Ignoring missing values, the mean total number of steps taken per day is 10,766 and the median is 10,765, we can see that the values are almost equal.

mean(totaldailysteps,na.rm=TRUE)
## [1] 10766
median(totaldailysteps,na.rm = TRUE)
## [1] 10765

What is the average daily activity pattern?

Next, we would like to know what is the average daily activity pattern. In order to obtain the pattern we first remove missing values from the dataset. With the new dataset we can calculate the average number of steps in any given interval via the ‘tapply’ function which allows to omit a loop-structure. We can obtain a few insights from this plot. First, as it would be expected, we can observe that the individual is sleeping through the night as the avearge number of steps is very low. We can also identify a burst of activity between the 500 and 1000 intervals.

activityNoNa <- subset(activity, !is.na(steps))
intervals <- unique(activityNoNa$interval)
meanstepsperinterval<-tapply(activityNoNa$steps,activityNoNa$interval,mean)
plot(intervals,meanstepsperinterval,type="l")

mean steps per interval

The burst we identified in the previous plot also contains the maximum number of steps on average for any 5 minute interval. We identify which interval contains the maximum number of steps as 835.

indexmax <- which(meanstepsperinterval==max(meanstepsperinterval),arr.ind = TRUE)[1]
intervalmax <- intervals[indexmax]
intervalmax
## [1] 835

Imputing missing values

In order to reduce possible bias in our previous calculations, we would like to remove the missing values (coded as NA). The total number of missing values in the original dataset is 2304.

TotalNas <- (dim(activity)[1]-dim(activityNoNa)[1])
sum(is.na(activity$steps))
## [1] 2304

We impute the missing value with a very simple strategy, namely, we assign to an interval with a missing value the average number of steps accross all days for that interval. We create a new dataset ‘newdata’ with the imputed values.

# impute missing values with average of interval
# create new data frame with imputed missing values
activity$meanStepsperInterval<-rep(round(meanstepsperinterval),61)
activity$steps[is.na(activity$steps)] <- 
    activity$meanStepsperInterval[is.na(activity$steps)]
newdata <- subset(activity, select = steps:interval)

With the new dataset we construct the histogram of the total number of steps per day. The histogram seems similar to the previous histogram, we can see that there are more cases and so the bins get higher values.

newtotaldailysteps<-tapply(newdata$steps,newdata$date,sum)
hist(newtotaldailysteps)

total daily steps imputed

The mean number of total steps taken per day is not affected by the data imputation as remains constant at 10,766. However, the median number of total steps for the new dataset is 10,762 which is slightly lower than the median obtained for the dataset with missing values.

mean(newtotaldailysteps)
## [1] 10766
median(newtotaldailysteps)
## [1] 10762

Are there differences in activity patterns between weekdays and weekends?
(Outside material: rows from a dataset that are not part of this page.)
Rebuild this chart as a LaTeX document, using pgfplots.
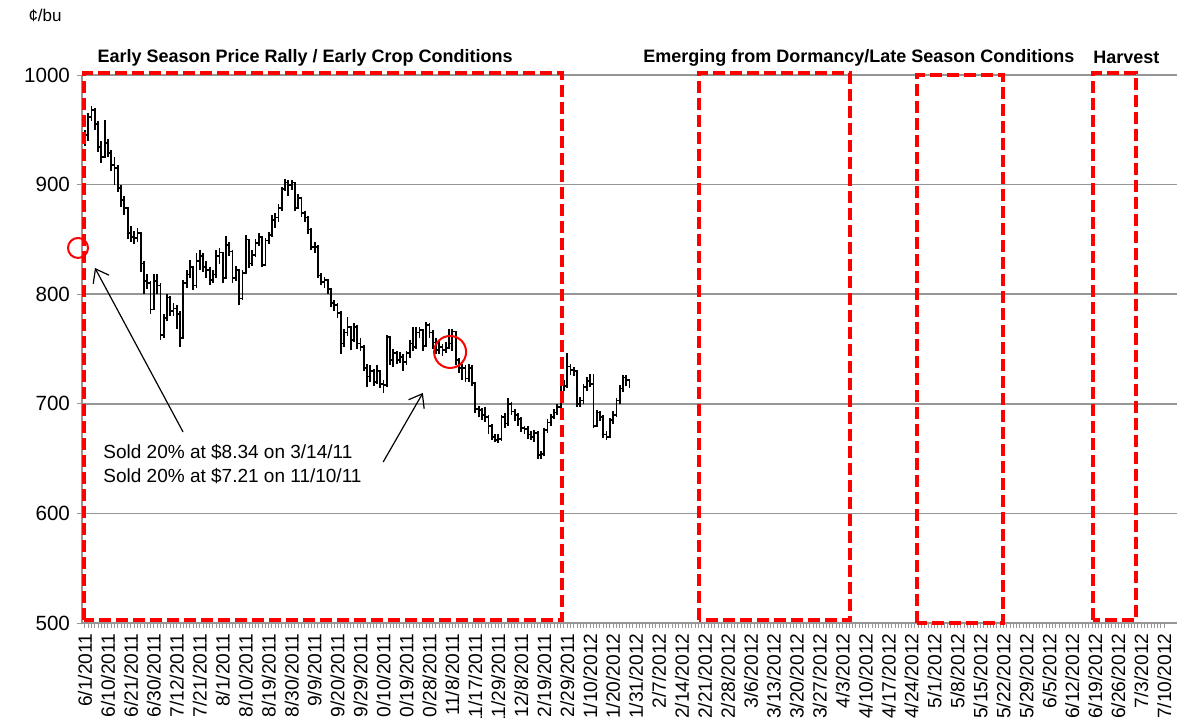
\documentclass[border=0pt]{standalone}
\usepackage{fontspec}
\setmainfont{Liberation Sans}
\usepackage{pgfplots}
\usepackage{pgfplotstable}
\pgfplotsset{compat=1.18}
\usetikzlibrary{arrows.meta}
\definecolor{gridgray}{RGB}{150,150,150}

% trading day index, close, high, low (cents/bu)
\pgfplotstableread{
i c h l
0 945 950 935
1 962 965 940
2 968 972 958
3 955 970 950
4 934 958 930
5 925 940 920
6 938 959 925
7 929 942 925
8 918 932 912
9 915 925 900
10 897 918 893
11 886 900 880
12 879 890 872
13 856 880 850
14 852 862 848
15 851 858 846
16 856 860 848
17 828 856 820
18 812 830 800
19 810 818 805
20 786 812 782
21 812 818 790
22 808 818 800
23 763 810 758
24 778 782 760
25 797 800 776
26 785 798 780
27 787 792 780
28 782 790 768
29 760 785 752
30 810 813 760
31 818 822 806
32 825 831 815
33 808 826 804
34 830 838 806
35 835 840 822
36 825 838 820
37 822 830 815
38 813 825 808
39 818 822 810
40 835 840 815
41 838 842 828
42 815 838 810
43 845 853 815
44 839 848 835
45 815 840 810
46 822 826 812
47 796 822 790
48 819 822 795
49 850 854 818
50 828 850 824
51 836 840 826
52 847 850 834
53 852 856 844
54 827 852 825
55 849 851 826
56 854 857 846
57 868 872 852
58 870 874 860
59 879 882 866
60 896 898 876
61 902 905 894
62 900 904 890
63 902 904 895
64 879 902 876
65 888 891 878
66 874 889 870
67 870 876 866
68 859 871 855
69 843 860 840
70 843 848 838
71 817 845 815
72 811 819 808
73 813 816 806
74 805 814 800
75 792 806 788
76 790 795 785
77 783 792 778
78 755 785 745
79 765 768 752
80 770 779 762
81 758 770 749
82 770 774 756
83 755 772 750
84 752 760 748
85 733 754 730
86 725 736 715
87 730 735 720
88 720 732 716
89 730 735 718
90 718 731 714
91 717 722 710
92 761 763 715
93 740 762 735
94 746 750 734
95 740 748 736
96 743 747 737
97 738 745 730
98 746 748 735
99 755 758 742
100 752 770 748
101 765 770 750
102 767 770 760
103 753 768 748
104 772 775 752
105 765 774 760
106 756 767 750
107 749 760 745
108 752 758 745
109 749 755 744
110 751 756 746
111 755 768 750
112 766 768 748
113 740 766 735
114 733 742 728
115 733 736 722
116 723 735 720
117 733 736 720
118 719 735 716
119 695 720 692
120 694 698 688
121 690 696 685
122 688 697 683
123 680 690 672
124 670 682 667
125 667 672 665
126 668 672 664
127 688 690 666
128 682 692 678
129 700 705 680
130 693 702 690
131 690 695 684
132 686 692 680
133 678 688 674
134 677 680 672
135 672 680 668
136 670 675 667
137 673 676 665
138 653 675 650
139 654 657 650
140 676 678 652
141 683 686 673
142 688 691 680
143 692 695 686
144 697 700 690
145 718 722 697
146 716 722 712
147 734 746 714
148 731 736 726
149 730 734 725
150 700 731 697
151 703 706 697
152 715 718 700
153 721 724 712
154 718 727 715
155 680 727 678
156 692 694 680
157 688 693 684
158 672 690 669
159 670 675 667
160 685 687 670
161 690 693 682
162 703 705 688
163 714 717 700
164 724 726 711
165 722 726 716
166 716 722 714
}\prices

\begin{document}
\begin{tikzpicture}
\begin{axis}[
  scale only axis,
  width=547.5pt, height=274pt,
  xmin=-0.91, xmax=332.9,
  ymin=500, ymax=1000,
  axis x line*=bottom, axis y line*=left,
  axis line style={gridgray, line width=0.75pt},
  ytick={500,600,...,1000},
  ymajorgrids,
  grid style={gridgray, line width=0.75pt},
  xtick={0,7,...,329},
  xticklabels={6/1/2011,6/10/2011,6/21/2011,6/30/2011,7/12/2011,7/21/2011,8/1/2011,8/10/2011,8/19/2011,8/30/2011,9/9/2011,9/20/2011,9/29/2011,10/10/2011,10/19/2011,10/28/2011,11/8/2011,11/17/2011,11/29/2011,12/8/2011,12/19/2011,12/29/2011,1/10/2012,1/20/2012,1/31/2012,2/7/2012,2/14/2012,2/21/2012,2/28/2012,3/6/2012,3/13/2012,3/20/2012,3/27/2012,4/3/2012,4/10/2012,4/17/2012,4/24/2012,5/1/2012,5/8/2012,5/15/2012,5/22/2012,5/29/2012,6/5/2012,6/12/2012,6/19/2012,6/26/2012,7/3/2012,7/10/2012},
  minor x tick num=6,
  tick align=outside,
  major tick length=2.5pt, minor tick length=2.5pt,
  tick style={gridgray, line width=0.5pt},
  x tick label style={rotate=90, anchor=east, font=\fontsize{9.6}{11}\selectfont, inner sep=2.5pt},
  y tick label style={font=\fontsize{10.3}{12}\selectfont},
  /pgf/number format/assume math mode=true,
  /pgf/number format/1000 sep={},
  clip=false,
]
\addplot[const plot, black, line width=0.9pt, no marks,
  error bars/.cd, y dir=both, y explicit,
  error bar style={line width=0.9pt, black}, error mark=none]
  table[x=i, y=c, y error plus expr=\thisrow{h}-\thisrow{c}, y error minus expr=\thisrow{c}-\thisrow{l}] {\prices};

% season boxes
\draw[red, dash pattern=on 6pt off 2.5pt, line width=2pt] (axis cs:-0.3,503) rectangle (axis cs:145.4,1002);
\draw[red, dash pattern=on 6pt off 2.5pt, line width=2pt] (axis cs:187.2,503) rectangle (axis cs:233.2,1002);
\draw[red, dash pattern=on 6pt off 2.5pt, line width=2pt] (axis cs:253.7,500) rectangle (axis cs:279.9,1000);
\draw[red, dash pattern=on 6pt off 2.5pt, line width=2pt] (axis cs:307.3,503) rectangle (axis cs:320.4,1002);

\node[anchor=west, inner sep=0pt, font=\bfseries\fontsize{9}{11}\selectfont] at (axis cs:3.7,1016) {Early Season Price Rally / Early Crop Conditions};
\node[anchor=west, inner sep=0pt, font=\bfseries\fontsize{9}{11}\selectfont] at (axis cs:170.1,1016) {Emerging from Dormancy/Late Season Conditions};
\node[anchor=west, inner sep=0pt, font=\bfseries\fontsize{9}{11}\selectfont] at (axis cs:307.3,1016) {Harvest};

% sales
\draw[red, line width=1pt] (axis cs:-2.13,842.2) circle[radius=5pt];
\draw[red, line width=1pt] (axis cs:111.3,747.3) circle[radius=8pt];
\draw[black, line width=0.6pt, -{Straight Barb[length=6pt, width=9pt]}] (axis cs:29.9,674.3) -- (axis cs:3.05,823.9);
\draw[black, line width=0.6pt, -{Straight Barb[length=6pt, width=9pt]}] (axis cs:90.9,646.9) -- (axis cs:103,709.9);
\node[anchor=west, inner sep=0pt, font=\fontsize{9.5}{11}\selectfont] at (axis cs:5.5,656) {Sold 20\% at \$8.34 on 3/14/11};
\node[anchor=west, inner sep=0pt, font=\fontsize{9.5}{11}\selectfont] at (axis cs:5.5,634) {Sold 20\% at \$7.21 on 11/10/11};
\end{axis}
\node[anchor=east, inner sep=0pt, font=\fontsize{8.5}{10}\selectfont] at (-10pt,304pt) {¢/bu};
\pgfresetboundingbox
\path (-41pt,-47pt) rectangle (550pt,311.5pt);
\end{tikzpicture}
\end{document}
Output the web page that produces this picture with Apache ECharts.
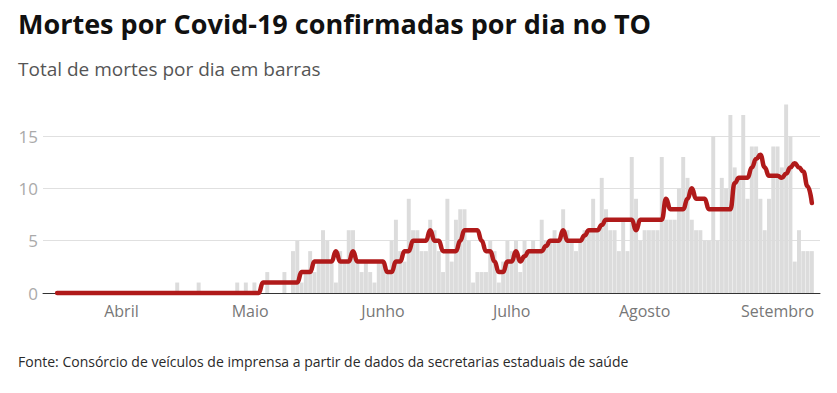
<!DOCTYPE html>
<html><head><meta charset="utf-8">
<script src="https://cdn.jsdelivr.net/npm/echarts@6/dist/echarts.min.js"></script>
<style>html,body{margin:0;padding:0;background:#fff}#c{width:837px;height:393px}</style>
</head><body><div id="c"></div>
<script>
const titleText = 'Mortes por Covid-19 confirmadas por dia no TO';
const subtitleText = 'Total de mortes por dia em barras';
const sourceText = 'Fonte: Consórcio de veículos de imprensa a partir de dados da secretarias estaduais de saúde';

const startDate = '2020-03-17';
const dayCount = 177;
const monthNames = ['Janeiro','Fevereiro','Março','Abril','Maio','Junho','Julho','Agosto','Setembro','Outubro','Novembro','Dezembro'];
const yTicks = [0, 5, 10, 15];

const dailyDeaths = [
  0,0,0,0,0,0,0,0,0,0,
  0,0,0,0,0,0,0,0,0,0,
  0,0,0,0,0,0,0,0,1,0,
  0,0,0,1,0,0,0,0,0,0,
  0,0,1,0,1,0,1,0,0,2,
  0,0,0,2,0,4,5,1,2,4,
  2,3,6,5,3,1,4,3,6,6,
  3,2,3,2,1,3,3,2,5,7,
  4,3,9,6,6,4,4,7,6,4,
  2,9,3,7,8,8,5,1,2,2,
  2,5,4,1,3,5,4,5,2,5,
  4,5,4,7,5,5,6,5,8,6,
  5,4,5,6,6,9,6,11,8,6,
  6,4,7,4,13,9,5,6,6,6,
  6,13,7,7,7,10,13,11,7,6,
  6,5,5,15,5,11,10,17,12,11,
  17,9,14,14,9,6,9,14,14,12,
  18,15,3,6,4,4,4
];

const movingAverage = [
  0,0,0,0,0,0,0,0,0,0,
  0,0,0,0,0,0,0,0,0,0,
  0,0,0,0,0,0,0,0,0,0,
  0,0,0,0,0,0,0,0,0,0,
  0,0,0,0,0,0,0,0,1,1,
  1,1,1,1,1,1,1,2,2,2,
  3,3,3,3,3,4,3,3,3,4,
  3,3,3,3,3,3,3,2,2,3,
  3,4,4,5,5,5,5,6,5,5,
  4,4,4,4,5,6,6,6,6,5,
  4,4,3,2,2,3,3,4,3,3.5,
  4,4,4,4,4.5,5,5,5,6,5,
  5,5,5,5.5,6,6,6,6.5,7,7,
  7,7,7,7,7,6,7,7,7,7,
  7,7,9,8,8,8,8,9,10,9,
  9,9,8,8,8,8,8,8,10.5,11,
  11,11,12,12.8,13.2,12,11.2,11.2,11.2,11,
  11.4,12,12.4,12,11.6,10.2,8.6
];

// daily category labels (one per day, starting at startDate)
const days = [];
{
  const d0 = new Date(startDate + 'T00:00:00Z');
  for (let i = 0; i < dayCount; i++) {
    const d = new Date(d0.getTime() + i * 86400000);
    days.push(d.toISOString().slice(0, 10));
  }
}

const FONT = '"Open Sans", "Noto Sans", sans-serif';
const chart = echarts.init(document.getElementById('c'), null, {renderer: 'svg'});
chart.setOption({
  animation: false,
  backgroundColor: '#fff',
  title: [
    {text: titleText, left: 18, top: 10, padding: 0,
     textStyle: {fontFamily: FONT, fontWeight: 'bold', fontSize: 27, color: '#111'}},
    {text: subtitleText, left: 18, top: 59, padding: 0,
     textStyle: {fontFamily: FONT, fontWeight: 'normal', fontSize: 19, color: '#555'}},
    {text: sourceText, left: 18, top: 354, padding: 0,
     textStyle: {fontFamily: FONT, fontWeight: 'normal', fontSize: 14, color: '#2a2a2a'}}
  ],
  grid: [
    {left: 43, right: 17, top: 136, bottom: 100},
    {left: 55, right: 23, top: 136, bottom: 100}
  ],
  xAxis: [
    {gridIndex: 0, type: 'value', min: 0, max: 1, show: true,
     axisLine: {show: true, onZero: false, lineStyle: {color: '#333', width: 1}},
     axisTick: {show: false}, axisLabel: {show: false}, splitLine: {show: false}},
    {gridIndex: 1, type: 'category', data: days, boundaryGap: true,
     axisLine: {show: false}, axisTick: {show: false},
     axisLabel: {
       margin: 10, fontFamily: FONT, fontSize: 16, color: '#777',
       interval: (idx, val) => val.slice(8, 10) === '01',
       formatter: (val) => monthNames[parseInt(val.slice(5, 7), 10) - 1]
     }}
  ],
  yAxis: [
    {gridIndex: 0, type: 'value', min: yTicks[0], max: yTicks[yTicks.length - 1], interval: 5,
     axisLine: {show: false}, axisTick: {show: false},
     axisLabel: {margin: 5, fontFamily: FONT, fontSize: 17, color: '#aaa'},
     splitLine: {show: true, lineStyle: {color: '#e0e0e0', width: 1}}},
    {gridIndex: 1, type: 'value', min: yTicks[0], max: yTicks[yTicks.length - 1], show: false,
     splitLine: {show: false}}
  ],
  series: [
    {type: 'bar', xAxisIndex: 1, yAxisIndex: 1, data: dailyDeaths, clip: false,
     barCategoryGap: '8%', itemStyle: {color: '#dcdcdc'}, silent: true},
    {type: 'line', xAxisIndex: 1, yAxisIndex: 1, data: movingAverage, clip: false,
     smooth: 0.5, smoothMonotone: 'x', showSymbol: false,
     lineStyle: {color: '#b01a1a', width: 4.5, cap: 'round', join: 'round'}, silent: true}
  ]
});
</script></body></html>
Finally, we would like to compare activity patterns between weekdays and weekends to see if there are any differences. To do so, we create a categorical variable ‘wday’ that indicates whether a given day is a ‘weekday’ day or a ‘weekend’ day.

#create categorical variable
newdata$wday<-weekdays(as.Date(newdata$date))
newdata$wday[newdata$wday=="Sunday" | newdata$wday=="Saturday"]<-"weekend"
newdata$wday[newdata$wday!="weekend"]<-"weekday"
newdata$wday<-as.factor(newdata$wday)

With the help of the new categorical variable, it is very easy to create a panel plot via the ‘xyplot’ function of the lattice library. To obtain the average number of steps per interval, the used the panel function makes it straightforward.

We plot the average number of steps per interval for weekdays and weekends. It is now possible to distinguish different patterns. For instance, the individual gets up later during the weekends, it does not have such a high activity during the intervals around 835 and also is more active throughout the day as compared to the weekdays.

library(lattice)
xyplot(steps ~ interval | wday, data = newdata,       
       layout = c(1,2), type = "l", col="blue",
       xlab="Interval", ylab="Number of steps",
       ylim=c(-15,240), 
       panel = function(x, y, ...) {
           panel.average(x, y, ...,horizontal=FALSE)
           })

mean weekend and weekday steps

Summary

New monitoring devices allow the collection of large amount of data about personal movement. With some preprocessing, this data can be analyzed and interpreted. We analyzed data for a single individual collected for two months. The data consists of the total number of steps taken in 5 minute intervals. The original data set had over 10% of missing data, which could bias the results of our analysis. After imputing values with a simple strategy, we can conclude that imputing values in the dataset did not change drastically the summary statistics. The mean value remained the same but the median value was lower with the imputing strategy utilized. With the help of a categorical variable and the lattice package, comparing the average activity patterns of weekdays and weekends is straightforward.